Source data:
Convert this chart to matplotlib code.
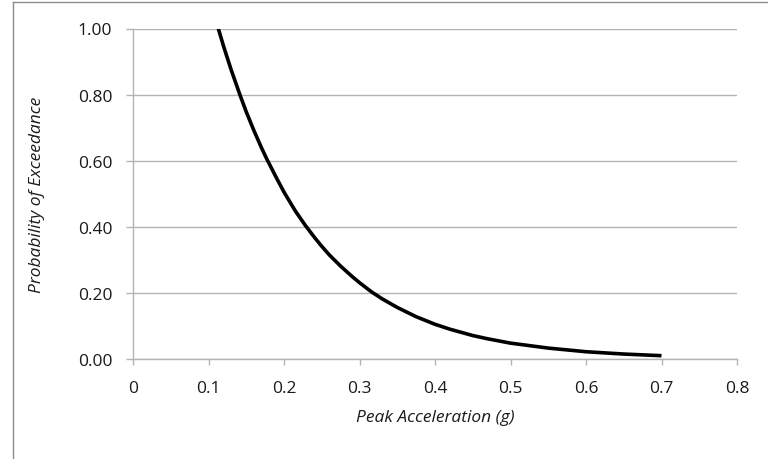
import matplotlib
matplotlib.use('Agg')
import matplotlib.pyplot as plt
from matplotlib.lines import Line2D

plt.rcParams['font.family'] = ['Open Sans', 'DejaVu Sans']

# values
accel = [0.113, 0.12, 0.13, 0.142, 0.15, 0.16, 0.17, 0.177, 0.19, 0.2, 0.215, 0.228,
         0.24, 0.25, 0.26, 0.275, 0.29, 0.3, 0.316, 0.33, 0.35, 0.375, 0.4, 0.42,
         0.45, 0.47, 0.5, 0.55, 0.6, 0.65, 0.7]
prob = [1.00, 0.946, 0.875, 0.797, 0.748, 0.692, 0.640, 0.606, 0.548, 0.505, 0.448, 0.405,
        0.369, 0.341, 0.315, 0.281, 0.250, 0.231, 0.203, 0.182, 0.156, 0.128, 0.105, 0.090,
        0.071, 0.061, 0.048, 0.033, 0.022, 0.015, 0.010]

x_ticks = [0, 0.1, 0.2, 0.3, 0.4, 0.5, 0.6, 0.7, 0.8]
x_labels = ['0', '0.1', '0.2', '0.3', '0.4', '0.5', '0.6', '0.7', '0.8']
y_ticks = [0.0, 0.2, 0.4, 0.6, 0.8, 1.0]
y_labels = ['0.00', '0.20', '0.40', '0.60', '0.80', '1.00']

fig = plt.figure(figsize=(7.68, 4.6), dpi=100)
ax = fig.add_axes([133 / 768, 1 - 360 / 460, 604 / 768, 330.5 / 460])

grey = '#b3b3b3'
ax.plot(accel, prob, color='black', linewidth=2.6, solid_capstyle='butt',
        solid_joinstyle='round', zorder=3)

ax.set_xlim(0, 0.8)
ax.set_ylim(0, 1.0)
ax.set_xticks(x_ticks)
ax.set_xticklabels(x_labels)
ax.set_yticks(y_ticks)
ax.set_yticklabels(y_labels)
ax.yaxis.grid(True, color=grey, linewidth=1.0)
ax.set_axisbelow(True)

for side in ['top', 'right']:
    ax.spines[side].set_visible(False)
for side in ['left', 'bottom']:
    ax.spines[side].set_color(grey)
    ax.spines[side].set_linewidth(1.0)

ax.tick_params(axis='y', direction='out', length=5, width=1.0, color=grey,
               labelsize=12.5, labelcolor='#1a1a1a', pad=10)
ax.tick_params(axis='x', direction='out', length=4, width=1.0, color=grey,
               labelsize=12.5, labelcolor='#1a1a1a', pad=11)

ax.set_xlabel('Peak Acceleration (g)', fontsize=12.5, style='italic', color='#1a1a1a')
ax.set_ylabel('Probability of Exceedance', fontsize=12.5, style='italic', color='#1a1a1a')
ax.xaxis.set_label_coords(0.5, -0.152)
ax.yaxis.set_label_coords(-0.145, 0.5)

# chart border (Excel-style frame)
fig.add_artist(Line2D([12.5 / 768, 12.5 / 768], [0, 1 - 2.5 / 460],
                      transform=fig.transFigure, color='#8c8c8c', linewidth=1.0))
fig.add_artist(Line2D([12.5 / 768, 1], [1 - 2.5 / 460, 1 - 2.5 / 460],
                      transform=fig.transFigure, color='#8c8c8c', linewidth=1.0))

fig.savefig('out.png', dpi=100)
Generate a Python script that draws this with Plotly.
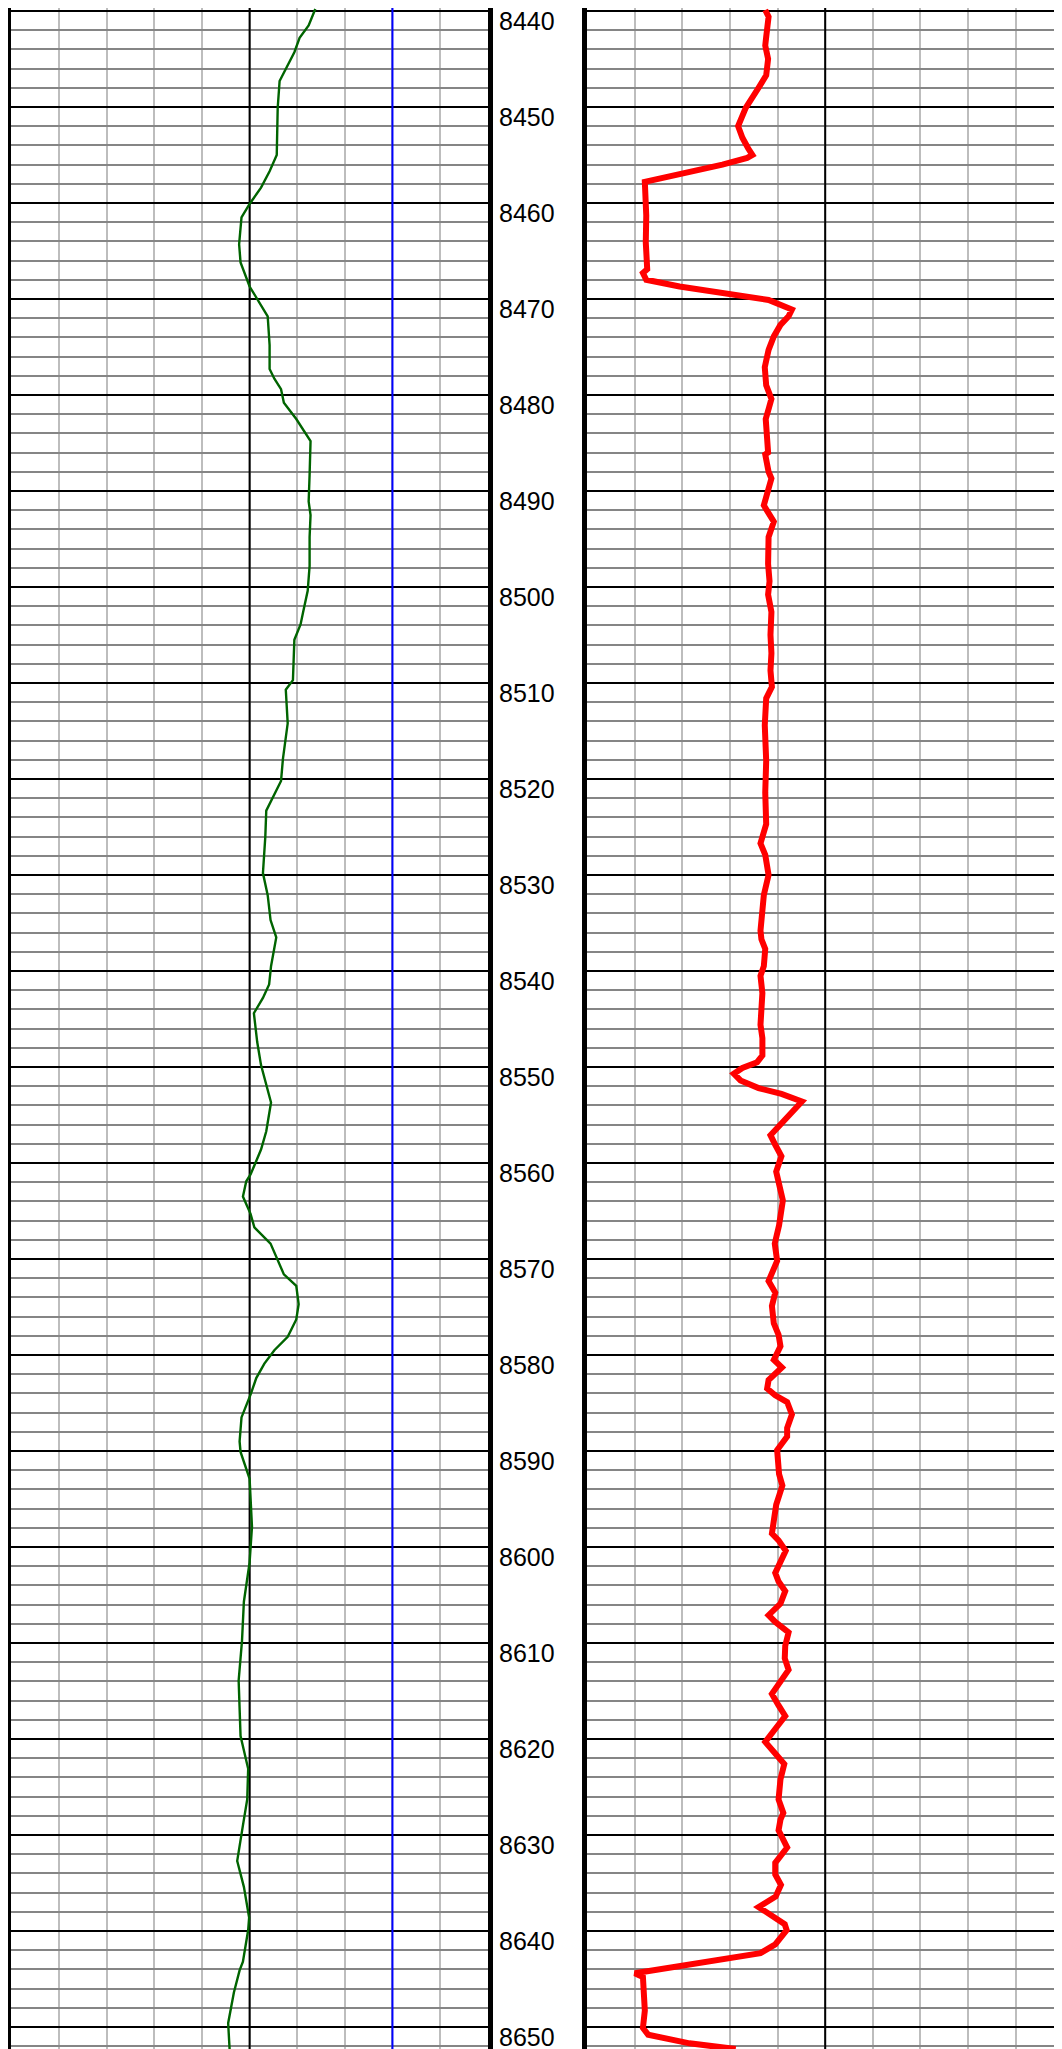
import plotly.graph_objects as go

# depth track labels
depth_labels = [str(d) for d in range(8440, 8660, 10)]

# left track curve (green)
left_depth = [8439.8, 8441.5, 8442.8, 8444.3, 8447.3, 8450.1, 8455.0, 8456.7, 8458.4, 8460.1,
              8461.5, 8464.3, 8466.2, 8468.7, 8471.8, 8474.8, 8477.3, 8478.3, 8479.4, 8480.8,
              8482.5, 8484.8, 8488.3, 8491.1, 8492.5, 8494.8, 8497.8, 8500.4, 8502.7, 8503.9,
              8505.5, 8509.7, 8510.7, 8514.2, 8517.9, 8520.2, 8523.3, 8526.0, 8529.8, 8532.1,
              8534.7, 8536.5, 8539.5, 8541.4, 8542.8, 8544.4, 8547.4, 8549.8, 8553.7, 8556.7,
              8558.6, 8561.2, 8561.9, 8563.5, 8565.3, 8566.7, 8568.4, 8571.6, 8572.8, 8574.7,
              8576.3, 8578.1, 8579.5, 8580.9, 8582.4, 8584.0, 8586.5, 8589.0, 8590.1, 8592.9,
              8597.9, 8601.6, 8605.7, 8609.8, 8613.9, 8619.7, 8623.1, 8626.3, 8629.0, 8632.7,
              8635.4, 8638.6, 8639.9, 8643.2, 8644.1, 8646.4, 8649.6, 8652.3]
left_curve = [63.8, 62.4, 60.5, 59.4, 56.3, 55.9, 55.7, 54.2, 52.4, 50.0,
              48.3, 47.8, 48.1, 50.0, 53.8, 54.2, 54.2, 55.2, 56.6, 57.2,
              59.8, 62.8, 62.6, 62.4, 62.8, 62.6, 62.6, 62.2, 61.2, 60.7,
              59.4, 59.1, 57.6, 58.0, 57.0, 56.6, 53.5, 53.3, 52.8, 53.8,
              54.4, 55.6, 54.5, 54.1, 52.8, 50.9, 51.6, 52.4, 54.5, 53.5,
              52.4, 50.2, 49.3, 48.6, 50.2, 51.0, 54.4, 57.2, 59.8, 60.3,
              59.8, 58.0, 55.2, 53.1, 51.4, 50.3, 48.3, 47.9, 48.1, 50.0,
              50.5, 50.0, 48.8, 48.4, 47.7, 48.1, 49.7, 49.5, 48.6, 47.4,
              48.8, 49.9, 49.7, 48.6, 47.9, 46.7, 45.5, 45.8]

# right track curve (red)
right_depth = [8439.9, 8440.6, 8442.7, 8443.6, 8445.0, 8446.7, 8448.0, 8450.1, 8452.0, 8453.2,
               8454.3, 8455.0, 8455.3, 8456.0, 8457.8, 8461.3, 8464.1, 8466.9, 8467.3, 8468.0,
               8468.7, 8469.4, 8470.1, 8471.1, 8471.8, 8472.7, 8473.9, 8475.3, 8477.1, 8479.0,
               8480.4, 8481.3, 8482.5, 8484.6, 8486.0, 8486.2, 8488.0, 8488.7, 8490.1, 8491.5,
               8493.2, 8494.8, 8497.6, 8499.4, 8500.8, 8502.6, 8505.0, 8506.9, 8508.7, 8510.4,
               8511.6, 8514.4, 8518.1, 8521.4, 8524.7, 8526.7, 8527.9, 8530.0, 8532.1, 8535.8,
               8536.7, 8537.7, 8539.5, 8540.5, 8542.3, 8545.6, 8547.0, 8548.8, 8549.5, 8550.1,
               8550.7, 8551.4, 8552.2, 8552.8, 8553.6, 8554.9, 8556.0, 8557.1, 8558.1, 8559.3,
               8560.9, 8562.3, 8563.9, 8566.5, 8568.4, 8570.2, 8572.3, 8573.5, 8574.9, 8576.7,
               8577.9, 8579.1, 8580.5, 8581.3, 8582.6, 8583.5, 8584.2, 8584.9, 8586.2, 8587.6,
               8588.5, 8589.9, 8592.4, 8593.6, 8595.6, 8598.6, 8599.3, 8600.4, 8601.8, 8602.7,
               8603.6, 8604.6, 8605.9, 8607.1, 8607.8, 8608.9, 8610.3, 8611.6, 8612.8, 8613.9,
               8615.3, 8616.5, 8617.6, 8618.7, 8620.3, 8621.5, 8622.6, 8624.2, 8626.3, 8627.7,
               8628.4, 8629.5, 8631.3, 8632.9, 8634.1, 8635.2, 8636.4, 8637.5, 8638.0, 8639.3,
               8639.9, 8641.4, 8642.3, 8643.5, 8644.4, 8644.8, 8648.3, 8650.1, 8650.8, 8651.7,
               8652.3]
right_curve = [37.4, 38.1, 37.6, 37.4, 38.0, 37.6, 36.0, 33.3, 31.7, 32.6,
               33.8, 34.7, 33.6, 28.4, 12.1, 12.4, 12.3, 12.6, 11.7, 12.4,
               19.4, 28.4, 38.1, 43.0, 42.3, 40.6, 39.2, 38.1, 37.3, 37.6,
               38.7, 38.2, 37.5, 37.8, 38.0, 37.4, 38.1, 38.7, 37.8, 37.1,
               39.2, 38.1, 38.0, 38.3, 38.0, 38.7, 38.5, 38.7, 38.5, 38.8,
               37.6, 37.3, 37.6, 37.4, 37.6, 36.4, 37.4, 38.1, 37.1, 36.4,
               36.6, 37.4, 37.1, 36.4, 36.8, 36.4, 36.8, 36.8, 35.7, 32.6,
               30.8, 32.2, 36.0, 40.8, 45.1, 42.6, 40.8, 38.5, 39.5, 40.8,
               39.7, 40.3, 41.1, 40.3, 39.4, 39.9, 38.1, 39.5, 38.8, 39.2,
               40.2, 40.6, 39.2, 40.9, 38.1, 37.8, 39.5, 42.0, 43.0, 42.0,
               42.0, 39.9, 40.3, 41.0, 39.7, 38.8, 40.2, 41.7, 40.2, 39.5,
               40.2, 41.6, 40.6, 38.1, 39.5, 42.3, 41.6, 41.5, 42.3, 40.6,
               38.8, 40.2, 41.6, 39.9, 37.4, 39.5, 41.4, 40.6, 40.2, 41.2,
               40.6, 40.2, 42.0, 39.5, 39.5, 40.7, 39.6, 36.0, 37.4, 41.5,
               41.9, 39.5, 36.4, 20.1, 10.0, 11.7, 12.1, 11.7, 12.8, 21.5,
               31.2]

# reference lines in the tracks
left_mid_line = 50
left_cutoff_line = 80
right_mid_line = 50

# the page body keeps its default 8px margin, so the figure is 8px smaller
W, H = 1054, 2041
depth_top, depth_bottom = 8439.69, 8652.29

fig = go.Figure()

# straight reference lines first so the curves sit on top
for xv, col, ax in [(left_mid_line, 'black', 'x'), (left_cutoff_line, '#0000ff', 'x'),
                    (right_mid_line, 'black', 'x2')]:
    fig.add_trace(go.Scatter(x=[xv, xv], y=[depth_top, depth_bottom], mode='lines',
                             line=dict(color=col, width=2), hoverinfo='skip',
                             xaxis=ax, yaxis='y' if ax == 'x' else 'y2'))

fig.add_trace(go.Scatter(x=left_curve, y=left_depth, mode='lines',
                         line=dict(color='#006400', width=2.4), xaxis='x', yaxis='y'))
fig.add_trace(go.Scatter(x=right_curve, y=right_depth, mode='lines',
                         line=dict(color='#ff0000', width=6), xaxis='x2', yaxis='y2'))

# vertical divisions as minor grid so the horizontal grey lines draw over them
xgrid = dict(range=[0, 100], dtick=100, showgrid=False,
             minor=dict(dtick=10, showgrid=True, gridcolor='#bdbdbd', gridwidth=2),
             showticklabels=False, ticks='', zeroline=False, showline=False, fixedrange=True)
ygrid = dict(range=[depth_bottom, depth_top], dtick=10, showgrid=True, gridcolor='black',
             gridwidth=2, showticklabels=False, ticks='', zeroline=False,
             showline=True, linecolor='black', linewidth=5, mirror=True,
             minor=dict(dtick=2, showgrid=True, gridcolor='#858585', gridwidth=2),
             domain=[0, 1])

fig.update_layout(
    width=W, height=H,
    margin=dict(l=0, r=0, t=0, b=0),
    paper_bgcolor='white', plot_bgcolor='white',
    showlegend=False,
    xaxis=dict(xgrid, domain=[3.5 / W, 482 / W], anchor='y'),
    xaxis2=dict(xgrid, domain=[582 / W, 1.0], range=[0, 98.7], anchor='y2'),
    yaxis=dict(ygrid, anchor='x'),
    yaxis2=dict(ygrid, anchor='x2', matches='y'),
)

# depth labels in the gap between the tracks
for lab in depth_labels:
    fig.add_annotation(x=491 / W, xref='paper', y=float(lab), yref='y',
                       text=lab, showarrow=False, xanchor='left', yanchor='top',
                       yshift=6, font=dict(family='Arial, Liberation Sans', size=25, color='black'))

fig.write_html("out.html")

STATED EXERCISE:
Only the lines from the start of the material through the line containing "ax = fig.add_axes([133" should be transcribed. Pictures stay out.

ANSWER IN FULL:
Convert this chart to matplotlib code.
import matplotlib
matplotlib.use('Agg')
import matplotlib.pyplot as plt
from matplotlib.lines import Line2D

plt.rcParams['font.family'] = ['Open Sans', 'DejaVu Sans']

# values
accel = [0.113, 0.12, 0.13, 0.142, 0.15, 0.16, 0.17, 0.177, 0.19, 0.2, 0.215, 0.228,
         0.24, 0.25, 0.26, 0.275, 0.29, 0.3, 0.316, 0.33, 0.35, 0.375, 0.4, 0.42,
         0.45, 0.47, 0.5, 0.55, 0.6, 0.65, 0.7]
prob = [1.00, 0.946, 0.875, 0.797, 0.748, 0.692, 0.640, 0.606, 0.548, 0.505, 0.448, 0.405,
        0.369, 0.341, 0.315, 0.281, 0.250, 0.231, 0.203, 0.182, 0.156, 0.128, 0.105, 0.090,
        0.071, 0.061, 0.048, 0.033, 0.022, 0.015, 0.010]

x_ticks = [0, 0.1, 0.2, 0.3, 0.4, 0.5, 0.6, 0.7, 0.8]
x_labels = ['0', '0.1', '0.2', '0.3', '0.4', '0.5', '0.6', '0.7', '0.8']
y_ticks = [0.0, 0.2, 0.4, 0.6, 0.8, 1.0]
y_labels = ['0.00', '0.20', '0.40', '0.60', '0.80', '1.00']

fig = plt.figure(figsize=(7.68, 4.6), dpi=100)
ax = fig.add_axes([133 / 768, 1 - 360 / 460, 604 / 768, 330.5 / 460])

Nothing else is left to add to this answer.